Lake Monet by Daniel Han
Han’s practice is distinguished by its refusal to treat photography as a fixed or static medium. Instead, his work investigates how an image evolves when translated across diverse surfaces and environmental conditions. By utilizing tactile substrates such as velvet and metal, Han moves the viewer away from the role of a detached observer and into an embodied relationship with the work. These materials introduce elements of reflection and absorption that make the imagery feel immersive and unstable, as if the moment being viewed is still in motion.
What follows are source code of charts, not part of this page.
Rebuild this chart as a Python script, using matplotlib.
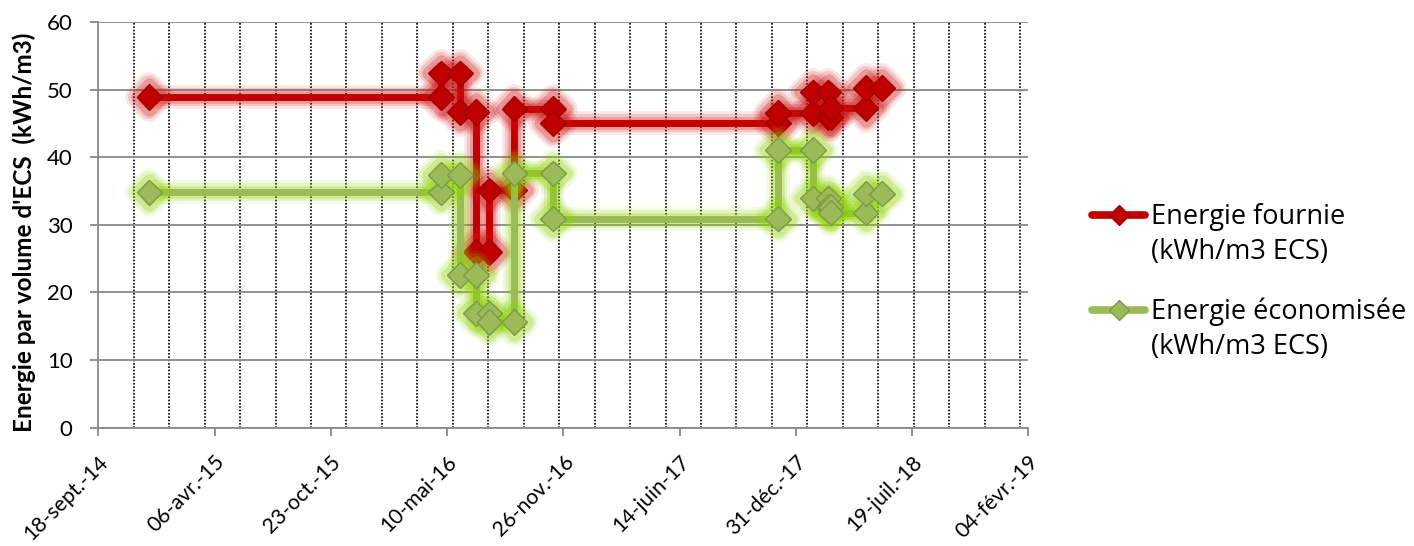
import numpy as np
import matplotlib
matplotlib.use('Agg')
from matplotlib import pyplot as plt
import matplotlib.dates as mdates
import matplotlib.patheffects as pe
from matplotlib.lines import Line2D
from matplotlib.ticker import FixedLocator

plt.rcParams['font.family'] = ['Lato', 'DejaVu Sans']

# dates of the meter readings (each value holds between two readings)
bounds = ['2014-12-15', '2016-04-30', '2016-06-01', '2016-06-29', '2016-07-22',
          '2016-09-03', '2016-11-08', '2017-11-30', '2018-01-30', '2018-02-25',
          '2018-03-01', '2018-04-30', '2018-05-28']
fournie = [48.9, 52.4, 46.7, 26.0, 35.1, 47.2, 45.0, 46.5, 49.6, 45.9, 47.3, 50.2]
economisee = [34.8, 37.35, 22.6, 16.9, 15.6, 37.6, 30.9, 41.05, 33.9, 32.6, 31.8, 34.6]

tick_labels = ['18-sept.-14', '06-avr.-15', '23-oct.-15', '10-mai-16', '26-nov.-16',
               '14-juin-17', '31-déc.-17', '19-juil.-18', '04-févr.-19']
label_fournie = 'Energie fournie\n(kWh/m3 ECS)'
label_eco = 'Energie économisée\n(kWh/m3 ECS)'
ylabel = "Energie par volume d'ECS  (kWh/m3)"

red = '#C00000'
green = '#9BBB59'


def steps(vals):
    d = np.array(bounds, dtype='datetime64[D]')
    x, y = [], []
    for i, v in enumerate(vals):
        x += [d[i], d[i + 1]]
        y += [v, v]
    return x, y


def glow(col):
    return [pe.Stroke(linewidth=17, foreground=col, alpha=0.10, joinstyle='round', capstyle='round'),
            pe.Stroke(linewidth=13, foreground=col, alpha=0.15, joinstyle='round', capstyle='round'),
            pe.Stroke(linewidth=9, foreground=col, alpha=0.25, joinstyle='round', capstyle='round'),
            pe.Normal()]


fig = plt.figure(figsize=(14.14, 5.46), dpi=100)
ax = fig.add_axes([0.0695, 0.217, 0.6577, 0.7427])

x1, y1 = steps(fournie)
ax.plot(x1, y1, color=red, lw=5, marker='D', ms=13, mfc=red, mec='#A00000', mew=1,
        solid_capstyle='round', solid_joinstyle='round', zorder=3,
        path_effects=glow('#D01010'))
x2, y2 = steps(economisee)
ax.plot(x2, y2, color=green, lw=5, marker='D', ms=13, mfc=green, mec='#7E9A48', mew=1,
        solid_capstyle='round', solid_joinstyle='round', zorder=4,
        path_effects=glow('#8FD400'))

start = np.datetime64('2014-09-18')
end = np.datetime64('2019-02-04')
ax.set_xlim(mdates.date2num(start), mdates.date2num(end))
ax.set_ylim(0, 60)
ax.set_yticks(np.arange(0, 61, 10))

major = [mdates.date2num(start + np.timedelta64(200 * k, 'D')) for k in range(len(tick_labels))]
ax.xaxis.set_major_locator(FixedLocator(major))
ax.set_xticklabels(tick_labels, rotation=45, ha='right', va='top', rotation_mode='anchor')
minor = [mdates.date2num(start + np.timedelta64(61 * k, 'D')) for k in range(1, 27)]
ax.xaxis.set_minor_locator(FixedLocator(minor))

ax.set_axisbelow(True)
ax.grid(axis='y', which='major', color='#888888', lw=1.3)
ax.grid(axis='x', which='minor', color='black', lw=1.2, ls=(0, (1, 1)))
ax.grid(axis='x', which='major', visible=False)

for s in ['top', 'right']:
    ax.spines[s].set_visible(False)
for s in ['left', 'bottom']:
    ax.spines[s].set_color('#888888')
    ax.spines[s].set_linewidth(1.3)
ax.tick_params(which='major', color='#888888', length=5.5, width=1.3, labelsize=16)
ax.tick_params(axis='x', which='major', pad=12, labelsize=15.3)
ax.tick_params(axis='y', which='major', pad=13)
ax.tick_params(which='minor', length=0)

ax.set_ylabel(ylabel, fontsize=17.5, fontweight='bold')
ax.yaxis.set_label_coords(-0.067, 0.481)

# legend on the right
W, H = 1414, 546
for lab, col, edge, yy in [(label_fournie, red, '#A00000', 215), (label_eco, green, '#7E9A48', 310)]:
    fy = 1 - yy / H
    fig.add_artist(Line2D([1092 / W, 1145 / W], [fy, fy], transform=fig.transFigure,
                          color=col, lw=5.5, solid_capstyle='round'))
    fig.add_artist(Line2D([1118.5 / W], [fy], transform=fig.transFigure, marker='D', ms=10,
                          mfc=col, mec=edge, mew=1, lw=0))
    for i, line in enumerate(lab.split('\n')):
        fig.text(1151 / W, 1 - (yy + 2 + 35 * i) / H, line, fontsize=19.5, va='center',
                 ha='left', family=['Open Sans', 'DejaVu Sans'])

fig.savefig('out.png', dpi=100)
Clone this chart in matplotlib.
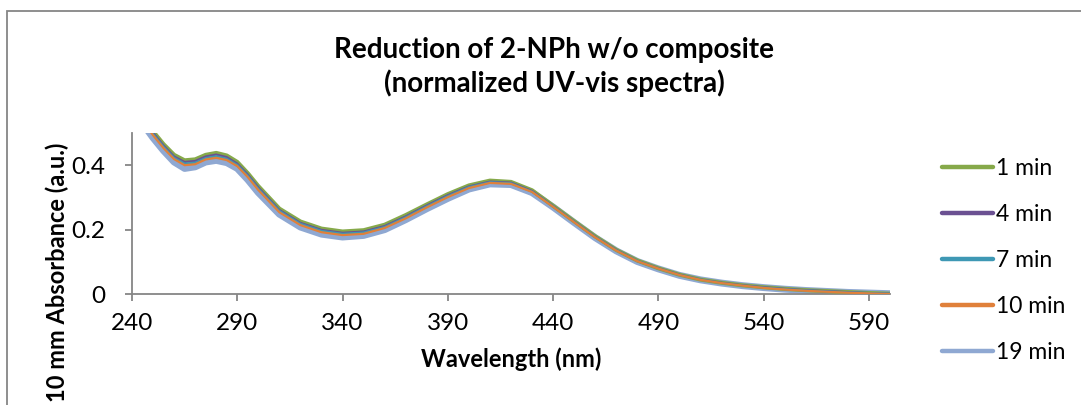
import matplotlib.pyplot as plt
from matplotlib.patches import Rectangle

# wavelength grid (nm)
wavelength = [240, 245, 250, 255, 260, 265, 270, 275, 280, 285, 290, 295, 300,
              310, 320, 330, 340, 350, 360, 370, 380, 390, 400, 410, 420, 430,
              440, 450, 460, 470, 480, 490, 500, 510, 520, 530, 540, 550, 560,
              570, 580, 590, 600]

abs_1min = [0.600, 0.550, 0.505, 0.465, 0.432, 0.415, 0.418, 0.432, 0.438, 0.430,
            0.410, 0.375, 0.335, 0.265, 0.225, 0.203, 0.194, 0.198, 0.215, 0.245,
            0.278, 0.310, 0.337, 0.352, 0.348, 0.322, 0.274, 0.226, 0.179, 0.137,
            0.104, 0.080, 0.060, 0.045, 0.035, 0.027, 0.021, 0.016, 0.012, 0.009,
            0.006, 0.003, 0.001]
abs_4min = [0.596, 0.546, 0.501, 0.461, 0.427, 0.410, 0.413, 0.427, 0.433, 0.425,
            0.405, 0.371, 0.331, 0.261, 0.221, 0.199, 0.190, 0.194, 0.211, 0.241,
            0.275, 0.307, 0.334, 0.349, 0.346, 0.320, 0.273, 0.225, 0.178, 0.137,
            0.103, 0.080, 0.060, 0.045, 0.035, 0.027, 0.021, 0.016, 0.012, 0.009,
            0.006, 0.003, 0.001]
abs_7min = [0.592, 0.542, 0.497, 0.457, 0.423, 0.405, 0.408, 0.422, 0.428, 0.420,
            0.401, 0.367, 0.327, 0.258, 0.218, 0.196, 0.187, 0.191, 0.208, 0.238,
            0.272, 0.304, 0.332, 0.347, 0.344, 0.318, 0.272, 0.224, 0.177, 0.136,
            0.103, 0.079, 0.059, 0.045, 0.034, 0.026, 0.020, 0.015, 0.011, 0.008,
            0.005, 0.003, 0.001]
abs_10min = [0.588, 0.538, 0.493, 0.453, 0.419, 0.400, 0.403, 0.418, 0.423, 0.416,
             0.397, 0.363, 0.323, 0.254, 0.214, 0.192, 0.183, 0.187, 0.205, 0.235,
             0.269, 0.301, 0.329, 0.345, 0.342, 0.317, 0.271, 0.223, 0.176, 0.135,
             0.102, 0.079, 0.059, 0.044, 0.034, 0.026, 0.019, 0.014, 0.010, 0.007,
             0.004, 0.002, 0.000]
abs_19min = [0.580, 0.530, 0.485, 0.445, 0.410, 0.390, 0.395, 0.410, 0.415, 0.408,
             0.390, 0.355, 0.315, 0.248, 0.208, 0.186, 0.177, 0.182, 0.200, 0.231,
             0.265, 0.297, 0.326, 0.342, 0.340, 0.315, 0.270, 0.222, 0.175, 0.134,
             0.101, 0.078, 0.058, 0.044, 0.034, 0.026, 0.020, 0.015, 0.011, 0.008,
             0.005, 0.003, 0.001]

labels = ['1 min', '4 min', '7 min', '10 min', '19 min']
series = [abs_1min, abs_4min, abs_7min, abs_10min, abs_19min]
colors = ['#86A94A', '#6B5192', '#3E98B4', '#E0803A', '#8FA8D2']
widths = [3.0, 1.6, 1.6, 1.6, 5.0]
zorders = [3, 4, 5, 6, 2]

xticks = [240, 290, 340, 390, 440, 490, 540, 590]
yticks = [0, 0.2, 0.4]

plt.rcParams['font.family'] = ['Lato', 'DejaVu Sans']
grey = '#868686'

fig = plt.figure(figsize=(10.81, 4.05), dpi=100)
ax = fig.add_axes([0.1221, 0.274, 0.7012, 0.3976])

for vals, lab, col, lw, z in zip(series, labels, colors, widths, zorders):
    ax.plot(wavelength, vals, color=col, lw=lw, label=lab, zorder=z,
            solid_capstyle='round', solid_joinstyle='round')

ax.set_xlim(240, 600)
ax.set_ylim(0, 0.5)
ax.set_xticks(xticks)
ax.set_yticks(yticks)
ax.set_yticklabels(['0', '0.2', '0.4'])
ax.tick_params(axis='both', colors=grey, labelcolor='black', labelsize=17.5,
               length=5, width=1.3, direction='out')
ax.tick_params(axis='x', pad=9)
ax.tick_params(axis='y', pad=14)
for side in ['top', 'right']:
    ax.spines[side].set_visible(False)
for side in ['left', 'bottom']:
    ax.spines[side].set_color(grey)
    ax.spines[side].set_linewidth(1.3)

ax.set_xlabel('Wavelength (nm)', fontsize=17, fontweight='bold', labelpad=9)
fig.text(0.0527, 0.328, '10 mm Absorbance (a.u.)', rotation=90, fontsize=17,
         fontweight='bold', ha='center', va='center')

# two-line chart title
fig.text(0.5125, 0.857, 'Reduction of 2-NPh w/o composite', fontsize=20,
         fontweight='bold', ha='center', va='baseline')
fig.text(0.5125, 0.773, '(normalized UV-vis spectra)', fontsize=20,
         fontweight='bold', ha='center', va='baseline')

# legend with uniform line samples
handles = [plt.Line2D([], [], color=c, lw=3.2, solid_capstyle='round') for c in colors]
fig.legend(handles, labels, loc='upper left', bbox_to_anchor=(0.871, 0.610),
           frameon=False, fontsize=16.5, handlelength=2.25, handletextpad=0.12,
           labelspacing=1.09, borderpad=0, borderaxespad=0)

# chart area border (only top and left are visible in the crop)
fig.add_artist(Rectangle((7 / 1081, -0.5), 1.5, 1.5 - 11 / 405,
                         transform=fig.transFigure, fill=False,
                         edgecolor=grey, lw=1.3, clip_on=False))

fig.savefig('out.png', dpi=100)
The exhibition is a curated response to the rapid pace of contemporary art consumption. Mark Hampton, the founder of Interval Gallery, describes the presentation as an experience designed to "resist speed." According to Hampton, the works demand a certain level of stillness, allowing meaning to surface over time rather than through immediate interpretation. This philosophy is evident in pieces like Venetian Mirror, where the imagery feels architectural yet elusive—resembling a city glimpsed through the distortion of water. Similarly, the Superstring Theory diptych holds a specific physical tension; the two panels do not offer a simple resolution to one another, instead making the viewer acutely aware of their own movement and position in front of the work.
Only You by Daniel Han
Ultimately, In Memory of Water proposes a new understanding of memory—not as a static record stored away, but as a cumulative resonance and a lingering tendency. By focusing on the sensory qualities of his materials, Han creates a space where attention and presence become the central themes. Located at 2252 Sunset Blvd, the exhibition invites the public to engage with a slower, more intentional mode of looking, where the affective weight of each piece reveals itself through a lived encounter.
Sands of Time by Daniel Han
Mark Hampton, the founder of Interval Gallery, with his wife actress Christina Ricci.